Tenho um amigo muito especial, mas dono de uma ingenuidade extrema. Ele parece uma pessoa fácil de impressionar e que normalmente acredita em coisas meio incomuns, mesmo quando são enunciadas de formas pouco convincentes. Ele raramente questiona a fonte de uma informação por mais incoerente que ela seja. Há alguns anos atrás, veio com um disquete de computador que, segundo disseram a ele, continha um documento de texto com uma articulação judaica para a conquista do mundo. Uau!!! De fato, quando abri o arquivo, tratava-se de uma cópia eletrônica dos Protocolos dos Sábios de Sião.
Os Protocolos são uma conspiração atribuída a sábios judeus que contam os detalhes de um plano para dominar o mundo. Na verdade, esse documento é uma falácia forjada pelo serviço secreto russo, em 1898, para convencer o tzar Nicolau II de que o movimento revolucionário que ameaçava a estabilidade política era parte de um plano judaico. A farsa foi encomendada a um inescrupuloso e ganancioso exilado russo que vivia na França, Mathieu Golovinski, que plagiou um livro intitulado “O Diálogo no Inferno entre Maquiavel e Montesquieu”, publicado em 1864. Golovinski fez uma verdadeira colagem dos textos, adaptando e acrescentando apenas alguns pontos para que servissem ao nefasto propósito de seus clientes. Eis a verdadeira origem dos Protocolos dos Sábios de Sião.
Essa é uma triste história contada por Will Eisner (1917-2005) no seu último álbum: “O Complô - A História Secreta dos Protocolos dos Sábios de Sião” – publicado aqui no Brasil pela Cia. das Letras. O autor dedicou anos em pesquisas a fim de levantar todos os dados do caso e seus desdobramentos. Ao acompanhar seu relato, apresentado magistralmente na linguagem dos quadrinhos, temos uma clara idéia dos danos que esse manuscrito exerceu, colaborando para fomentar ainda mais o anti-semitismo pelo mundo afora. Através da obra de Will Eisner ficamos sabendo que, de Henry Ford, que mais tarde se retratou quando se convenceu da farsa, a Hitler, os Protocolos vêm sendo utilizados para “alertar” o mundo dessa suposta ameaça judaica. Na Europa, por exemplo, nas décadas de 1920 e 1930 os Protocolos eram quase tão populares quanto a Bíblia. Segundo o livro de Eisner, não há quase ou nenhum movimento de intolerância aos judeus que não tenha sido influenciado pelo panfleto. Ainda hoje, esses livros são publicados entre árabes, europeus e asiáticos, não obstante as provas trazidas a lume em 2002, publicadas pelo jornal parisiense Le Figaro, que atestam definitivamente a falsificação.
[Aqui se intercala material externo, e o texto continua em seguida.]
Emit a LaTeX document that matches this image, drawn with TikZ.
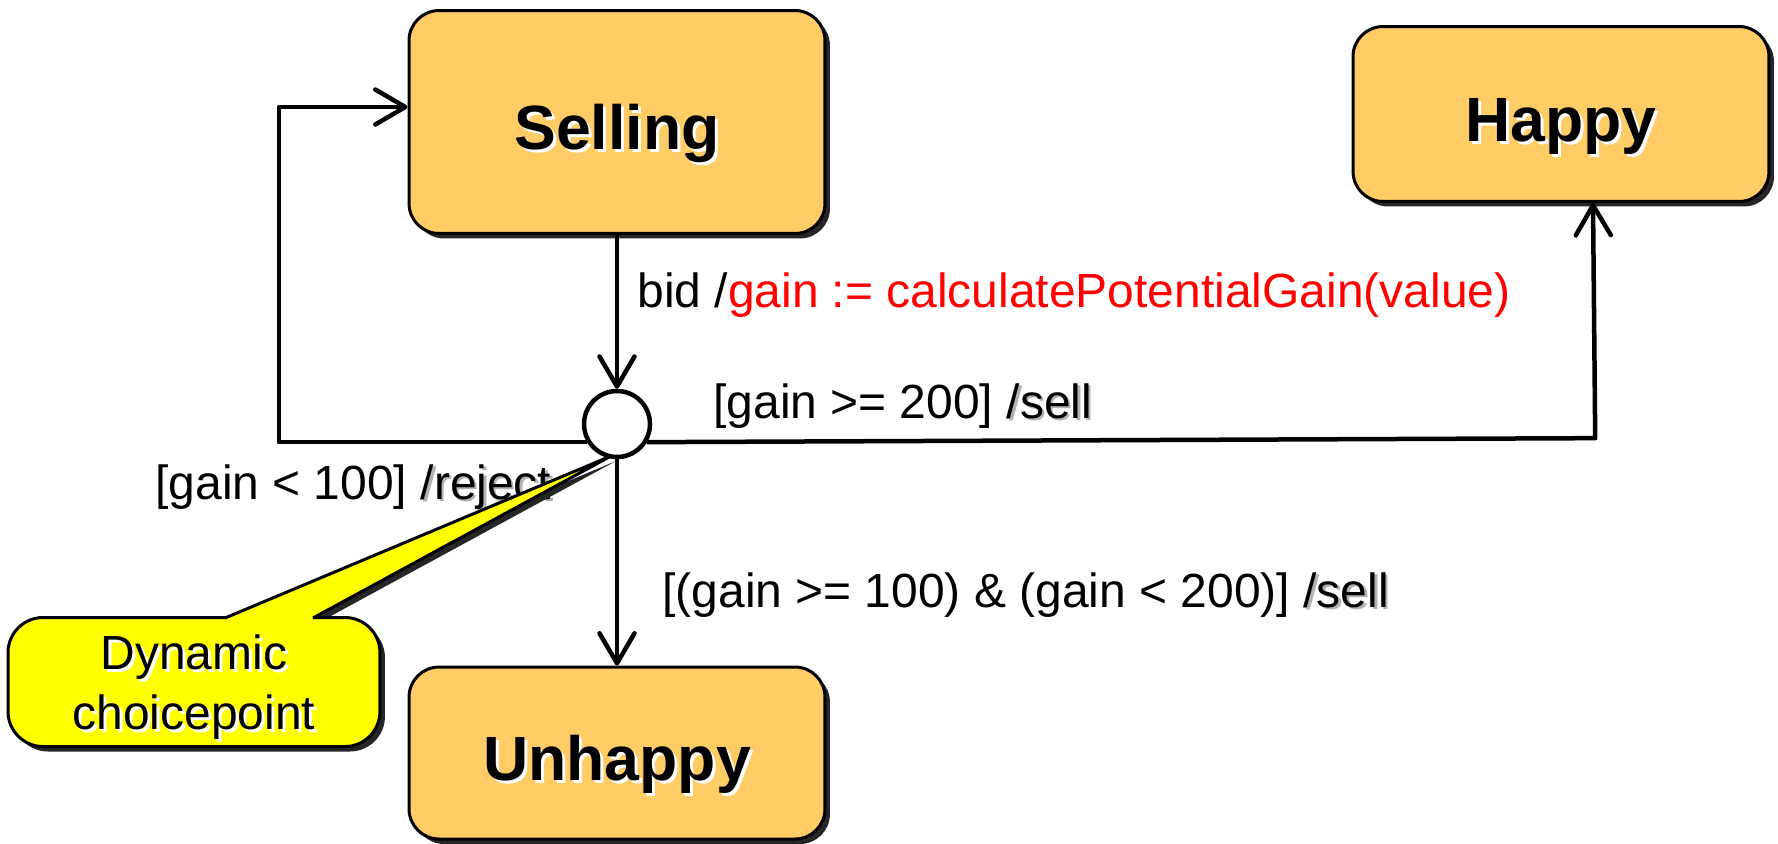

O mais impressionante é que, mesmo diante da exposição dessa fraude, inúmeras pessoas desinformadas aceitam essa idéia sem a mínima noção do que estão fazendo. Colaboram para a sobrevivência daquilo gerou os Protocolos: o ódio e a intolerância por um povo. Isso é racismo. Umberto Eco, que escreveu a introdução do álbum de Eisner, comenta: “Como se pode explicar a resistência contra todas as provas e o perverso apelo que esse livro continua a exercer?”. Ele conclui não muito otimista: “Acredito que – apesar de corajoso, e não cômico, mas trágico livro de Will Eisner- essa história está longe de terminar. Ainda assim, é uma história que merece ser contada, porque devemos combater a Grande Mentira e o ódio que ela cria”.